▶ **Data entries**:
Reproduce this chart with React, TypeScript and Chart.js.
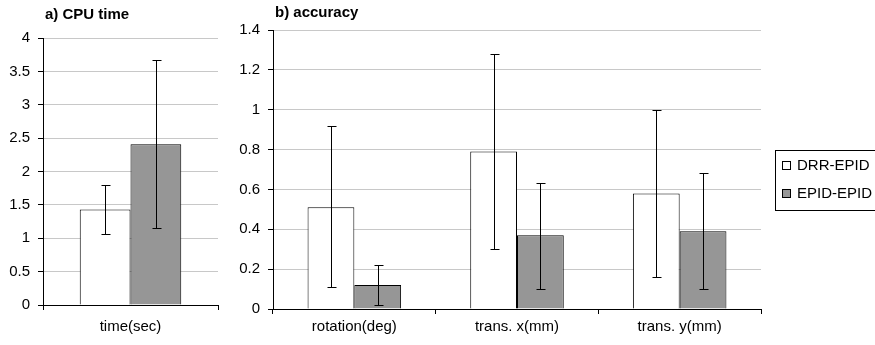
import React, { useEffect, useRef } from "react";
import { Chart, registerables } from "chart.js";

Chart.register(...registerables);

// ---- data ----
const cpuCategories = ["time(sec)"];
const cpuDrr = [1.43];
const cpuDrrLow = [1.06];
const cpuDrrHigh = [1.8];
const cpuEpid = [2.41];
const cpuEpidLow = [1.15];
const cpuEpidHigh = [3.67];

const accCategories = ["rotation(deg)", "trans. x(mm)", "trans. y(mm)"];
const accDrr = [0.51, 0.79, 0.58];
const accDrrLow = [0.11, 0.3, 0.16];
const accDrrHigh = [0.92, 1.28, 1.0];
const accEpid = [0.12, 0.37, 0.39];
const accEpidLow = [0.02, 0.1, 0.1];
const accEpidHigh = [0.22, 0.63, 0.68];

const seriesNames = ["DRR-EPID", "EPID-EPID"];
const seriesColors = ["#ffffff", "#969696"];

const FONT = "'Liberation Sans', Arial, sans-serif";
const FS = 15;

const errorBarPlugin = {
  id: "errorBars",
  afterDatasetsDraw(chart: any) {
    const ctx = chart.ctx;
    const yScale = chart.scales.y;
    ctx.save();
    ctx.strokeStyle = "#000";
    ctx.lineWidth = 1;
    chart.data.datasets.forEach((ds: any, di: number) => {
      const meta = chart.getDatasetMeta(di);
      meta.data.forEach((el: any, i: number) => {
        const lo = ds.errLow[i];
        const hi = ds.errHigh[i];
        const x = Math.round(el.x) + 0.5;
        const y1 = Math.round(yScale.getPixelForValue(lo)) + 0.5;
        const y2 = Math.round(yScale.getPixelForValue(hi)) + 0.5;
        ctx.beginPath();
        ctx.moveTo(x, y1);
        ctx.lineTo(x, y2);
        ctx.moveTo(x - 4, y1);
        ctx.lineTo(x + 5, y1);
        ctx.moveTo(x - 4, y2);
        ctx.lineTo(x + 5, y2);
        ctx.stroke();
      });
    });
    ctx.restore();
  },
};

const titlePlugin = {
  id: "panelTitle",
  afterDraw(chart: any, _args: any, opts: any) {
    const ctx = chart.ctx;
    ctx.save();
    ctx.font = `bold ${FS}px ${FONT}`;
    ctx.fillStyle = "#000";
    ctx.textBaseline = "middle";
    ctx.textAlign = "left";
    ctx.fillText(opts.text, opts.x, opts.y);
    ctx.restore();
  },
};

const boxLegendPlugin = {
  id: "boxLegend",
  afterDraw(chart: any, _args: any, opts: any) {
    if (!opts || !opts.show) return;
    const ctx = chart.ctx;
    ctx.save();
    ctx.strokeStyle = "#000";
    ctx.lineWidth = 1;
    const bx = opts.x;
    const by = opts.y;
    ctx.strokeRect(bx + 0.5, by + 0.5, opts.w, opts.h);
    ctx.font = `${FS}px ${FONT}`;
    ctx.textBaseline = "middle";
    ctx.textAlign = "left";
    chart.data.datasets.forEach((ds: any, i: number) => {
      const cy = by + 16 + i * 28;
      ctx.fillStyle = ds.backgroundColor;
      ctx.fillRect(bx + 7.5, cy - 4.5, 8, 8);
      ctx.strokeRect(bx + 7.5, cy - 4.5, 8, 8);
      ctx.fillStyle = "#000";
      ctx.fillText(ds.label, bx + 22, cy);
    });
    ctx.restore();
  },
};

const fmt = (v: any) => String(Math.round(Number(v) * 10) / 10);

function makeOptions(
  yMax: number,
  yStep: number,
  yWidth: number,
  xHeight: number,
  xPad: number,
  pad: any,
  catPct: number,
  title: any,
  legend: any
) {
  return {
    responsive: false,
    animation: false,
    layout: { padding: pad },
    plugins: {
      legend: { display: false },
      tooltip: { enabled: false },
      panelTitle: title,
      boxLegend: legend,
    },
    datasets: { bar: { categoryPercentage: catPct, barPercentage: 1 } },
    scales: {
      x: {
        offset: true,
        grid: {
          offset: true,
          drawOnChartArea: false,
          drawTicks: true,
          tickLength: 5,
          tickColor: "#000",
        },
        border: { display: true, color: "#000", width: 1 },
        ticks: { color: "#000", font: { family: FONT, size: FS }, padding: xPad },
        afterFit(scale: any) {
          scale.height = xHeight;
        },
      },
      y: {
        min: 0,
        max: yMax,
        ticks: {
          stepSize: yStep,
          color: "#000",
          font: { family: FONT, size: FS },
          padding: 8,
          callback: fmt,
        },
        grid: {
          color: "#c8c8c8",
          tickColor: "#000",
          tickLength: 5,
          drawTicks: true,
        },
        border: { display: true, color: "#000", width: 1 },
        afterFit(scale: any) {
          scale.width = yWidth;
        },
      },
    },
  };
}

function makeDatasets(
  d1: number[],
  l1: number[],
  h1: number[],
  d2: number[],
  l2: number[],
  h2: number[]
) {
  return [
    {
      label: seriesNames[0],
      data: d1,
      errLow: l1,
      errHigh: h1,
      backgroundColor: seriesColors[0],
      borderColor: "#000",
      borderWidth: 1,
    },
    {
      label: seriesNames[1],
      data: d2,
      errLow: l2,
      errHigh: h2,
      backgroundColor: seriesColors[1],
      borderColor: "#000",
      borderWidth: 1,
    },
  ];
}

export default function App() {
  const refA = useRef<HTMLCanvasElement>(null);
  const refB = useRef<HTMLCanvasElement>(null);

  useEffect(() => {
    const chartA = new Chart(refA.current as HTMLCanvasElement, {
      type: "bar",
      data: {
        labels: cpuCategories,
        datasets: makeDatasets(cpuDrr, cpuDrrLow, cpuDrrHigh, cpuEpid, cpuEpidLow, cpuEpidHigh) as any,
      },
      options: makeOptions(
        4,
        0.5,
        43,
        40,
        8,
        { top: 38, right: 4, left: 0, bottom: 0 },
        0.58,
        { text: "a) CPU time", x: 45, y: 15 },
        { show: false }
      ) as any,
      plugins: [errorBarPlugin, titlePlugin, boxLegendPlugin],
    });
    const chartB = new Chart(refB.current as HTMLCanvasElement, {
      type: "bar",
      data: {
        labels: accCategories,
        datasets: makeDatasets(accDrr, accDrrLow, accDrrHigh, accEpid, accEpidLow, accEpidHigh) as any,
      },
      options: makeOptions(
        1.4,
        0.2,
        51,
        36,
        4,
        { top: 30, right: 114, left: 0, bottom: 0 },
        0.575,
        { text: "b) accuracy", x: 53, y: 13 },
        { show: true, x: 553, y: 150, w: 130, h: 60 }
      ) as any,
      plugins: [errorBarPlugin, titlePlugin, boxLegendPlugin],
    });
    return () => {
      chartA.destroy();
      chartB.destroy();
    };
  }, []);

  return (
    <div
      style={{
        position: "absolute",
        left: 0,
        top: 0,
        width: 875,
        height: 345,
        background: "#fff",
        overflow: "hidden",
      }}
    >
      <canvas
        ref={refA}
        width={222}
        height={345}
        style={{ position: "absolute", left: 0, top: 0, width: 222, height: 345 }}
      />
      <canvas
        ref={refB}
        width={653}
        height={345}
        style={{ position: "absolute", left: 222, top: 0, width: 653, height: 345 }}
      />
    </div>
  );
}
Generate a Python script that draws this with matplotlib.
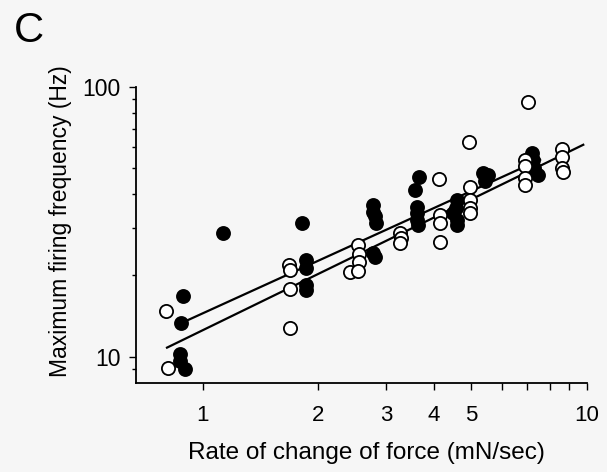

▶ **WHAT IS ASKED**: Reproduce every line precisely as given, omitting all pictures.

▶ **ANSWER FOR THIS EXERCISE**:
Reproduce this chart with React, TypeScript and Chart.js.
import React, { useEffect, useRef } from "react";
import { Chart, registerables } from "chart.js";

Chart.register(...registerables);

// ---- data ----
const cpuCategories = ["time(sec)"];
const cpuDrr = [1.43];
const cpuDrrLow = [1.06];
const cpuDrrHigh = [1.8];
const cpuEpid = [2.41];
const cpuEpidLow = [1.15];
const cpuEpidHigh = [3.67];

const accCategories = ["rotation(deg)", "trans. x(mm)", "trans. y(mm)"];
const accDrr = [0.51, 0.79, 0.58];
const accDrrLow = [0.11, 0.3, 0.16];
const accDrrHigh = [0.92, 1.28, 1.0];
const accEpid = [0.12, 0.37, 0.39];
const accEpidLow = [0.02, 0.1, 0.1];
const accEpidHigh = [0.22, 0.63, 0.68];

const seriesNames = ["DRR-EPID", "EPID-EPID"];
const seriesColors = ["#ffffff", "#969696"];

const FONT = "'Liberation Sans', Arial, sans-serif";
const FS = 15;

const errorBarPlugin = {
  id: "errorBars",
  afterDatasetsDraw(chart: any) {
    const ctx = chart.ctx;
    const yScale = chart.scales.y;
    ctx.save();
    ctx.strokeStyle = "#000";
    ctx.lineWidth = 1;
    chart.data.datasets.forEach((ds: any, di: number) => {
      const meta = chart.getDatasetMeta(di);
      meta.data.forEach((el: any, i: number) => {
        const lo = ds.errLow[i];
        const hi = ds.errHigh[i];
        const x = Math.round(el.x) + 0.5;
        const y1 = Math.round(yScale.getPixelForValue(lo)) + 0.5;
        const y2 = Math.round(yScale.getPixelForValue(hi)) + 0.5;
        ctx.beginPath();
        ctx.moveTo(x, y1);
        ctx.lineTo(x, y2);
        ctx.moveTo(x - 4, y1);
        ctx.lineTo(x + 5, y1);
        ctx.moveTo(x - 4, y2);
        ctx.lineTo(x + 5, y2);
        ctx.stroke();
      });
    });
    ctx.restore();
  },
};

const titlePlugin = {
  id: "panelTitle",
  afterDraw(chart: any, _args: any, opts: any) {
    const ctx = chart.ctx;
    ctx.save();
    ctx.font = `bold ${FS}px ${FONT}`;
    ctx.fillStyle = "#000";
    ctx.textBaseline = "middle";
    ctx.textAlign = "left";
    ctx.fillText(opts.text, opts.x, opts.y);
    ctx.restore();
  },
};

const boxLegendPlugin = {
  id: "boxLegend",
  afterDraw(chart: any, _args: any, opts: any) {
    if (!opts || !opts.show) return;
    const ctx = chart.ctx;
    ctx.save();
    ctx.strokeStyle = "#000";
    ctx.lineWidth = 1;
    const bx = opts.x;
    const by = opts.y;
    ctx.strokeRect(bx + 0.5, by + 0.5, opts.w, opts.h);
    ctx.font = `${FS}px ${FONT}`;
    ctx.textBaseline = "middle";
    ctx.textAlign = "left";
    chart.data.datasets.forEach((ds: any, i: number) => {
      const cy = by + 16 + i * 28;
      ctx.fillStyle = ds.backgroundColor;
      ctx.fillRect(bx + 7.5, cy - 4.5, 8, 8);
      ctx.strokeRect(bx + 7.5, cy - 4.5, 8, 8);
      ctx.fillStyle = "#000";
      ctx.fillText(ds.label, bx + 22, cy);
    });
    ctx.restore();
  },
};

const fmt = (v: any) => String(Math.round(Number(v) * 10) / 10);

function makeOptions(
  yMax: number,
  yStep: number,
  yWidth: number,
  xHeight: number,
  xPad: number,
  pad: any,
  catPct: number,
  title: any,
  legend: any
) {
  return {
    responsive: false,
    animation: false,
    layout: { padding: pad },
    plugins: {
      legend: { display: false },
      tooltip: { enabled: false },
      panelTitle: title,
      boxLegend: legend,
    },
    datasets: { bar: { categoryPercentage: catPct, barPercentage: 1 } },
    scales: {
      x: {
        offset: true,
        grid: {
          offset: true,
          drawOnChartArea: false,
          drawTicks: true,
          tickLength: 5,
          tickColor: "#000",
        },
        border: { display: true, color: "#000", width: 1 },
        ticks: { color: "#000", font: { family: FONT, size: FS }, padding: xPad },
        afterFit(scale: any) {
          scale.height = xHeight;
        },
      },
      y: {
        min: 0,
        max: yMax,
        ticks: {
          stepSize: yStep,
          color: "#000",
          font: { family: FONT, size: FS },
          padding: 8,
          callback: fmt,
        },
        grid: {
          color: "#c8c8c8",
          tickColor: "#000",
          tickLength: 5,
          drawTicks: true,
        },
        border: { display: true, color: "#000", width: 1 },
        afterFit(scale: any) {
          scale.width = yWidth;
        },
      },
    },
  };
}

function makeDatasets(
  d1: number[],
  l1: number[],
  h1: number[],
  d2: number[],
  l2: number[],
  h2: number[]
) {
  return [
    {
      label: seriesNames[0],
      data: d1,
      errLow: l1,
      errHigh: h1,
      backgroundColor: seriesColors[0],
      borderColor: "#000",
      borderWidth: 1,
    },
    {
      label: seriesNames[1],
      data: d2,
      errLow: l2,
      errHigh: h2,
      backgroundColor: seriesColors[1],
      borderColor: "#000",
      borderWidth: 1,
    },
  ];
}

export default function App() {
  const refA = useRef<HTMLCanvasElement>(null);
  const refB = useRef<HTMLCanvasElement>(null);

  useEffect(() => {
    const chartA = new Chart(refA.current as HTMLCanvasElement, {
      type: "bar",
      data: {
        labels: cpuCategories,
        datasets: makeDatasets(cpuDrr, cpuDrrLow, cpuDrrHigh, cpuEpid, cpuEpidLow, cpuEpidHigh) as any,
      },
      options: makeOptions(
        4,
        0.5,
        43,
        40,
        8,
        { top: 38, right: 4, left: 0, bottom: 0 },
        0.58,
        { text: "a) CPU time", x: 45, y: 15 },
        { show: false }
      ) as any,
      plugins: [errorBarPlugin, titlePlugin, boxLegendPlugin],
    });
    const chartB = new Chart(refB.current as HTMLCanvasElement, {
      type: "bar",
      data: {
        labels: accCategories,
        datasets: makeDatasets(accDrr, accDrrLow, accDrrHigh, accEpid, accEpidLow, accEpidHigh) as any,
      },
      options: makeOptions(
        1.4,
        0.2,
        51,
        36,
        4,
        { top: 30, right: 114, left: 0, bottom: 0 },
        0.575,
        { text: "b) accuracy", x: 53, y: 13 },
        { show: true, x: 553, y: 150, w: 130, h: 60 }
      ) as any,
      plugins: [errorBarPlugin, titlePlugin, boxLegendPlugin],
    });
    return () => {
      chartA.destroy();
      chartB.destroy();
    };
  }, []);

  return (
    <div
      style={{
        position: "absolute",
        left: 0,
        top: 0,
        width: 875,
        height: 345,
        background: "#fff",
        overflow: "hidden",
      }}
    >
      <canvas
        ref={refA}
        width={222}
        height={345}
        style={{ position: "absolute", left: 0, top: 0, width: 222, height: 345 }}
      />
      <canvas
        ref={refB}
        width={653}
        height={345}
        style={{ position: "absolute", left: 222, top: 0, width: 653, height: 345 }}
      />
    </div>
  );
}
Generate a Python script that draws this with matplotlib.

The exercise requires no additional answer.